Böll prefaces And Where Were You, Adam? with two quotations: one from Antoine de Saint-Exupery which likens war to typhoid; the other from Theodor Haecker which provides the title of the work and suggests that the basic problem of German contemporary society is that it uses the war as an alibi—" 'And where were you, Adam?' 'I was in the World War."' For Böll, Adam's excuse is typical of society's refusal to accept responsibility for its actions; this is also true for such seemingly sympathetic characters as Feinhals and his fellow soldiers who are conscripted into serving a cause that they regard as senseless. Unfortunately, their passivity—or inability to take action—allows the truly destructive elements in society to rise, in this case, Nazism, which leads inexorably to the Holocaust.

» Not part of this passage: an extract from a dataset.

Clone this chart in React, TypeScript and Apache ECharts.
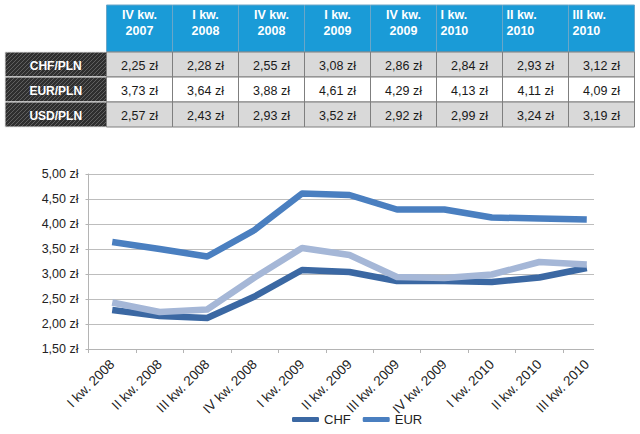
import React, { useEffect, useRef } from "react";
import * as echarts from "echarts";

// ---- Table data ----
const tableQuarters = [
  "IV kw.\n2007",
  "I kw.\n2008",
  "IV kw.\n2008",
  "I kw.\n2009",
  "IV kw.\n2009",
  "I kw.\n2010",
  "II kw.\n2010",
  "III kw.\n2010",
];
const tableRowLabels = ["CHF/PLN", "EUR/PLN", "USD/PLN"];
const tableCHF = [2.25, 2.28, 2.55, 3.08, 2.86, 2.84, 2.93, 3.12];
const tableEUR = [3.73, 3.64, 3.88, 4.61, 4.29, 4.13, 4.11, 4.09];
const tableUSD = [2.57, 2.43, 2.93, 3.52, 2.92, 2.99, 3.24, 3.19];

// ---- Chart data ----
const categories = [
  "I kw. 2008",
  "II kw. 2008",
  "III kw. 2008",
  "IV kw. 2008",
  "I kw. 2009",
  "II kw. 2009",
  "III kw. 2009",
  "IV kw. 2009",
  "I kw. 2010",
  "II kw. 2010",
  "III kw. 2010",
];
const chfValues = [2.28, 2.16, 2.12, 2.55, 3.08, 3.04, 2.86, 2.86, 2.84, 2.93, 3.12];
const eurValues = [3.64, 3.5, 3.35, 3.88, 4.61, 4.58, 4.29, 4.29, 4.13, 4.11, 4.09];
const usdValues = [2.43, 2.24, 2.29, 2.93, 3.52, 3.38, 2.94, 2.92, 2.99, 3.24, 3.19];
const seriesNames = ["CHF", "EUR", "USD"];
const legendNames = ["CHF", "EUR"];
const yMin = 1.5;
const yMax = 5;
const yInterval = 0.5;

const FONT = 'Arial, "Liberation Sans", sans-serif';
const fmt = (v: number) => v.toFixed(2).replace(".", ",") + " zł";

function makeHatch(): any {
  const c = document.createElement("canvas");
  c.width = 4;
  c.height = 4;
  const ctx = c.getContext("2d");
  if (!ctx) return "#333333";
  ctx.fillStyle = "#2f2f2f";
  ctx.fillRect(0, 0, 4, 4);
  ctx.strokeStyle = "#5f5f5f";
  ctx.lineWidth = 1;
  ctx.beginPath();
  ctx.moveTo(-1, 5);
  ctx.lineTo(5, -1);
  ctx.stroke();
  return { image: c, repeat: "repeat" };
}

export default function App() {
  const ref = useRef<HTMLDivElement>(null);

  useEffect(() => {
    document.body.style.margin = "0";
    if (!ref.current) return;
    const chart = echarts.init(ref.current, null, { renderer: "svg" });

    const hatch = makeHatch();
    const tx0 = 106.5;
    const colW = 66;
    const hdrTop = 5;
    const hdrH = 47;
    const rowTop = 52;
    const rowH = 25;
    const labelX = 5;
    const labelW = tx0 - labelX;
    const rows = [tableCHF, tableEUR, tableUSD];
    const rowFills = ["#d9d9d9", "#ffffff", "#d9d9d9"];

    const graphics: any[] = [];
    tableQuarters.forEach((q, i) => {
      const x = tx0 + i * colW;
      graphics.push({
        type: "rect",
        shape: { x, y: hdrTop, width: colW, height: hdrH },
        style: { fill: "#1a9bd7", stroke: "#6aa6c8", lineWidth: 1 },
      });
      const leftAlign = i >= 5;
      graphics.push({
        type: "text",
        x: leftAlign ? x + 4 : x + colW / 2,
        y: hdrTop + 18,
        style: {
          text: q,
          fill: "#ffffff",
          font: `bold 12.5px ${FONT}`,
          align: leftAlign ? "left" : "center",
          verticalAlign: "middle",
          lineHeight: 16,
        },
      });
    });

    rows.forEach((vals, r) => {
      const y = rowTop + r * rowH;
      graphics.push({
        type: "rect",
        shape: { x: labelX, y, width: labelW, height: rowH },
        style: { fill: hatch, stroke: "#e8e8e8", lineWidth: 1 },
      });
      graphics.push({
        type: "text",
        x: labelX + labelW / 2,
        y: y + rowH / 2 + 1,
        style: {
          text: tableRowLabels[r],
          fill: "#ffffff",
          font: `bold 12px ${FONT}`,
          align: "center",
          verticalAlign: "middle",
        },
      });
      vals.forEach((v, i) => {
        const x = tx0 + i * colW;
        graphics.push({
          type: "rect",
          shape: { x, y, width: colW, height: rowH },
          style: { fill: rowFills[r], stroke: "#7f7f7f", lineWidth: 1 },
        });
        graphics.push({
          type: "text",
          x: x + colW / 2,
          y: y + rowH / 2 + 1,
          style: {
            text: fmt(v),
            fill: "#1a1a1a",
            font: `12.5px ${FONT}`,
            align: "center",
            verticalAlign: "middle",
          },
        });
      });
    });

    // mask to clip plot area on the right like the reference
    graphics.push({
      type: "rect",
      z: 50,
      shape: { x: 594, y: 160, width: 30, height: 194 },
      style: { fill: "#ffffff" },
    });

    const colors = ["#3b68a3", "#4a7fc0", "#a5b7d7"];
    const values = [chfValues, eurValues, usdValues];

    chart.setOption({
      animation: false,
      textStyle: { fontFamily: FONT },
      grid: {
        left: 88.5,
        right: 29.5,
        top: 174,
        bottom: 85,
        containLabel: false,
        outerBoundsMode: "none",
      },
      legend: {
        data: legendNames,
        left: 287,
        top: 408,
        icon: "roundRect",
        itemWidth: 27,
        itemHeight: 5,
        itemGap: 12,
        textStyle: { fontSize: 13, color: "#222", fontFamily: FONT },
      },
      xAxis: {
        type: "category",
        data: categories,
        boundaryGap: true,
        axisLine: { lineStyle: { color: "#b4b4b4", width: 1 } },
        axisTick: { show: true, length: 4, lineStyle: { color: "#b4b4b4" } },
        axisLabel: {
          interval: 0,
          rotate: 45,
          margin: 13,
          fontSize: 13.5,
          color: "#222",
          fontFamily: FONT,
        },
      },
      yAxis: {
        type: "value",
        min: yMin,
        max: yMax,
        interval: yInterval,
        axisLine: { show: true, lineStyle: { color: "#b4b4b4", width: 1 } },
        axisTick: { show: true, length: 3, lineStyle: { color: "#b4b4b4" } },
        splitLine: { lineStyle: { color: "#bdbdbd", width: 1 } },
        axisLabel: {
          formatter: (v: number) => fmt(v),
          margin: 10,
          fontSize: 12.5,
          color: "#222",
          fontFamily: FONT,
        },
      },
      series: values.map((d, i) => ({
        name: seriesNames[i],
        type: "line",
        data: d,
        symbol: "none",
        color: colors[i],
        lineStyle: { width: 6.5, color: colors[i], join: "round" },
        z: 3 + i,
      })),
      graphic: graphics,
    });

    return () => chart.dispose();
  }, []);

  return <div ref={ref} style={{ width: 640, height: 434 }} />;
}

Böll depicts the horror of the Holocaust in an encounter between SS Captain Filskeit, leader of an extermination camp, and the baptized Jewish girl, Ilona. Böll cynically portrays Filskeit as an unattractive pyknic type with latent homosexual tendencies who is a fanatic believer in the Nazi doctrine of the superiority of the racial purity, beauty, and superiority of the Aryan race. His detailed characterization of Filskeit is an extended satire of Nazi characteristics in general: an exaggerated respect for order, slavish following of superiors' commands, and a shallow love of art. Filskeit loves choral music and creates a choir in every camp he is sent to during the war. When Ilona arrives, Filskeit orders her to sing while he recruits members for his shrinking choir from the Jews sent to him. As she sings the "All Saints Litany," Filskeit recognizes the fallacy of the Nazi ideology of the racial superiority of the Aryan race that had been central to his life. In Ilona he finds what he had in vain sought in himself: "beauty and nobility and racial perfection, combined with something that completely paralyzed him: faith." His reaction is true to his distorted human nature: he shoots the young woman and orders the extermination of the rest of the Jews.

This episode (developed in chapters five and seven of the novel) is the most explicit example of Böll's attitude to the Holocaust. If at times Böll seems to accuse all Germans of responsibility for its occurrence, he qualifies this charge in his portrayal of ordinary Germans who preserve their humanity in the face of widespread brutality. When the soldier Feinhals meets Ilona, their love for each other transcends questions of race or nationality. His senseless death at the novel's end echoes Ilona's and underlines the inhumanity of the Nazi regime as represented by the Holocaust.